Azure Migrate: App Containerization
Listening an episode of The Azure Podcast from June 2021 I heard about the offering of doing app migration by containerizing your applications. I looked this up through Microsofts documentation as well. A good summery is the diagram below illustrating the capabilities:
On the one hand I can certainly see the business case for using this tool. Old LOB applications where the developers which made the app is long gone, the app will not need to be updated with neither bug fixes nor new features. If you already are using Azure and want to minimize your on-premise footprint - then using this method to “lift and shift” your LOB applications seems valid.

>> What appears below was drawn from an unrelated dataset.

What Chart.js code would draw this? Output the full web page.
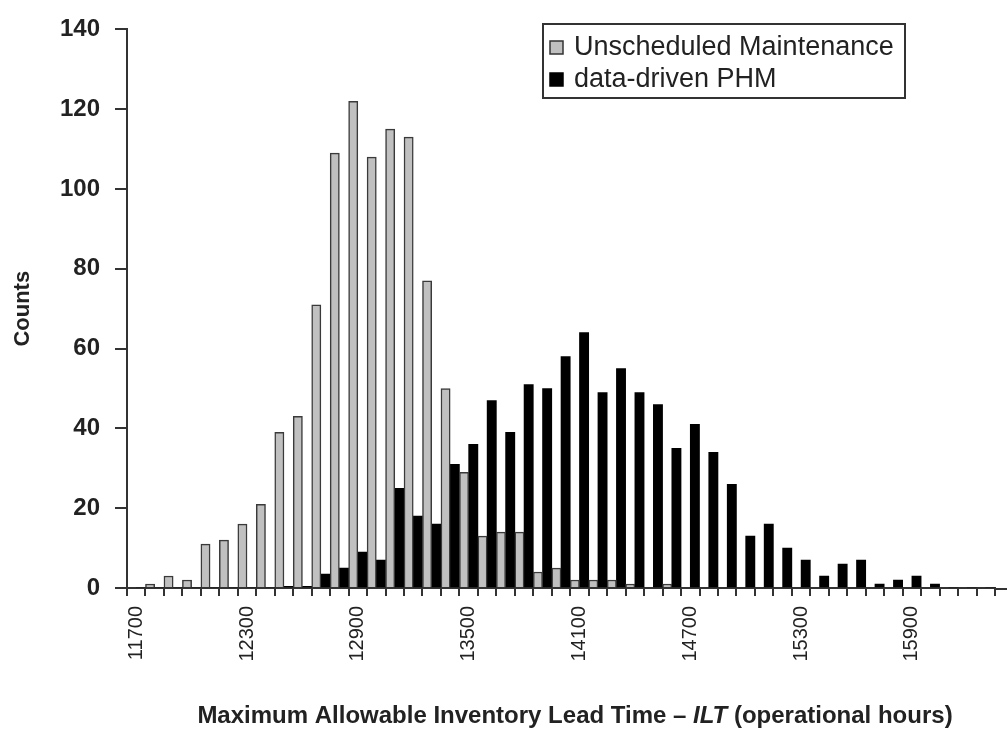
<!DOCTYPE html>
<html>
<head>
<meta charset="utf-8">
<title>ILT histogram</title>
<script src="https://cdn.jsdelivr.net/npm/chart.js@4.4.0/dist/chart.umd.min.js"></script>
<style>
  html, body { margin: 0; padding: 0; background: #fff; }
  #wrap { width: 1007px; height: 734px; }
</style>
</head>
<body>
<div id="wrap"><canvas id="ilt" width="1007" height="734"></canvas></div>
<script>
// bins of 100 operational hours
const binLabels = [
  '11700', '11800', '11900', '12000', '12100', '12200', '12300', '12400', '12500', '12600',
  '12700', '12800', '12900', '13000', '13100', '13200', '13300', '13400', '13500', '13600',
  '13700', '13800', '13900', '14000', '14100', '14200', '14300', '14400', '14500', '14600',
  '14700', '14800', '14900', '15000', '15100', '15200', '15300', '15400', '15500', '15600',
  '15700', '15800', '15900', '16000', '16100', '16200', '16300'
];

// only every sixth bin gets a printed label
const shownLabels = ['11700', '12300', '12900', '13500', '14100', '14700', '15300', '15900'];

const unscheduledCounts = [
  0, 1, 3, 2, 11, 12, 16, 21, 39, 43,
  71, 109, 122, 108, 115, 113, 77, 50, 29, 13,
  14, 14, 4, 5, 2, 2, 2, 1, 0, 1,
  0, 0, 0, 0, 0, 0, 0, 0, 0, 0,
  0, 0, 0, 0, 0, 0, 0
];

const phmCounts = [
  0, 0, 0, 0, 0, 0, 0, 0, 0.4, 0.4,
  3.5, 5, 9, 7, 25, 18, 16, 31, 36, 47,
  39, 51, 50, 58, 64, 49, 55, 49, 46, 35,
  41, 34, 26, 13, 16, 10, 7, 3, 6, 7,
  1, 2, 3, 1, 0, 0, 0
];

const yTicks = [0, 20, 40, 60, 80, 100, 120, 140];

const FONT = "'Liberation Sans', Arial, sans-serif";
const INK = '#222';
const AXIS = '#333';

// boxed legend drawn inside the plot, top right
const boxLegend = {
  id: 'boxLegend',
  afterDraw(chart, args, opts) {
    const ctx = chart.ctx;
    ctx.save();
    ctx.fillStyle = '#fff';
    ctx.fillRect(opts.x, opts.y, opts.w, opts.h);
    ctx.strokeStyle = AXIS;
    ctx.lineWidth = 2;
    ctx.strokeRect(opts.x, opts.y, opts.w, opts.h);
    ctx.font = opts.fontSize + 'px ' + FONT;
    ctx.textBaseline = 'middle';
    ctx.textAlign = 'left';
    chart.data.datasets.forEach((ds, i) => {
      const cy = opts.y + opts.firstRow + i * opts.rowGap;
      ctx.fillStyle = ds.backgroundColor;
      ctx.fillRect(opts.x + 7, cy - 6, 13, 13);
      ctx.strokeStyle = i === 0 ? '#333' : '#000';
      ctx.lineWidth = 1.5;
      ctx.strokeRect(opts.x + 7, cy - 6, 13, 13);
      ctx.fillStyle = INK;
      ctx.fillText(ds.label, opts.x + 31, cy + 1);
    });
    ctx.restore();
  }
};

// x axis title with the italic symbol in the middle
const xTitle = {
  id: 'xTitle',
  afterDraw(chart, args, opts) {
    const ctx = chart.ctx;
    const parts = opts.parts;
    ctx.save();
    ctx.fillStyle = INK;
    ctx.textBaseline = 'middle';
    ctx.textAlign = 'left';
    let total = 0;
    parts.forEach(p => {
      ctx.font = (p.italic ? 'italic ' : '') + 'bold ' + opts.fontSize + 'px ' + FONT;
      p.w = ctx.measureText(p.text).width;
      total += p.w;
    });
    let x = opts.cx - total / 2;
    parts.forEach(p => {
      ctx.font = (p.italic ? 'italic ' : '') + 'bold ' + opts.fontSize + 'px ' + FONT;
      ctx.fillText(p.text, x, opts.cy);
      x += p.w;
    });
    ctx.restore();
  }
};

// the category axis line runs on past the last bin to the edge
const axisTail = {
  id: 'axisTail',
  afterDraw(chart) {
    const { ctx, chartArea } = chart;
    ctx.save();
    ctx.strokeStyle = AXIS;
    ctx.lineWidth = 2;
    ctx.beginPath();
    ctx.moveTo(chartArea.right, chartArea.bottom + 1);
    ctx.lineTo(chart.width, chartArea.bottom + 1);
    ctx.stroke();
    ctx.restore();
  }
};

new Chart(document.getElementById('ilt'), {
  type: 'bar',
  data: {
    labels: binLabels,
    datasets: [
      {
        label: 'Unscheduled Maintenance',
        data: unscheduledCounts,
        backgroundColor: '#c0c0c0',
        borderColor: '#3a3a3a',
        borderWidth: 1.5,
        categoryPercentage: 1.0,
        barPercentage: 1.0
      },
      {
        label: 'data-driven PHM',
        data: phmCounts,
        backgroundColor: '#000',
        borderColor: '#000',
        borderWidth: 0,
        categoryPercentage: 1.0,
        barPercentage: 1.0
      }
    ]
  },
  options: {
    responsive: false,
    animation: false,
    layout: { padding: { left: 0, right: 12, top: 20, bottom: 0 } },
    plugins: {
      legend: { display: false },
      tooltip: { enabled: false },
      boxLegend: { x: 543, y: 24, w: 362, h: 74, firstRow: 23, rowGap: 32, fontSize: 27 },
      xTitle: {
        cx: 575, cy: 716, fontSize: 24,
        parts: [
          { text: 'Maximum Allowable Inventory Lead Time \u2013 ' },
          { text: 'ILT', italic: true },
          { text: ' (operational hours)' }
        ]
      }
    },
    scales: {
      x: {
        afterFit(scale) {
          scale.height = 146;
          scale.paddingLeft = 0;
          scale.paddingRight = 0;
        },
        grid: { display: true, drawOnChartArea: false, drawTicks: true, tickLength: 8, color: AXIS, lineWidth: 2 },
        border: { display: true, color: AXIS, width: 2 },
        ticks: {
          autoSkip: false,
          minRotation: 90,
          maxRotation: 90,
          padding: 10,
          color: INK,
          font: { family: FONT, size: 20 },
          callback(value) {
            const lab = binLabels[value];
            return shownLabels.includes(lab) ? lab : '';
          }
        }
      },
      y: {
        min: yTicks[0],
        max: yTicks[yTicks.length - 1],
        afterFit(scale) { scale.width = 127; },
        afterBuildTicks(scale) { scale.ticks = yTicks.map(v => ({ value: v })); },
        grid: { display: true, drawOnChartArea: false, drawTicks: true, tickLength: 12, color: AXIS, lineWidth: 2 },
        border: { display: true, color: AXIS, width: 2 },
        ticks: {
          padding: 15,
          color: INK,
          font: { family: FONT, size: 24, weight: 'bold' }
        },
        title: {
          display: true,
          text: 'Counts',
          color: INK,
          padding: { top: 10, bottom: 0 },
          font: { family: FONT, size: 22, weight: 'bold' }
        }
      }
    }
  },
  plugins: [boxLegend, xTitle, axisTail]
});
</script>
</body>
</html>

However - you are not setting yourself up for deploying anything new to this application. In that case you have to consider the 5 Rs:
- Rehost
- Refactor
- Rearchitect
- Rebuild
- Replace
What the app containerization tool is actually helping you do is to rehost. But it’s limiting you to just rehosting and no future changes to the containerized application since it’s not generating images based on a code base, but rather from the functionality discovered on a running .NET app or Java app running on Tomcat. But as I mentioned - if the use case is that you have really old legacy applications that just run (and work) in your on-premise environment and that no one requests new features from or is going to be either refactored, rearchitected, rebuilt or replaced down the road - this tool seems valid to use when minimizing your on-premise foot print is one of your goals. In addition using PaaS-offerings like AKS or Web app services instead of spinning of VMs to run your old LOB applications seems like less configuration and less time consuming.
Given that enterprises most likely have a large portfolio of applications that fit the bill for these kinds of migrations I think this tool probably will be useful to many customers using Azure. But it’s important to remember the limitations of this approach and also have the 5 Rs in mind.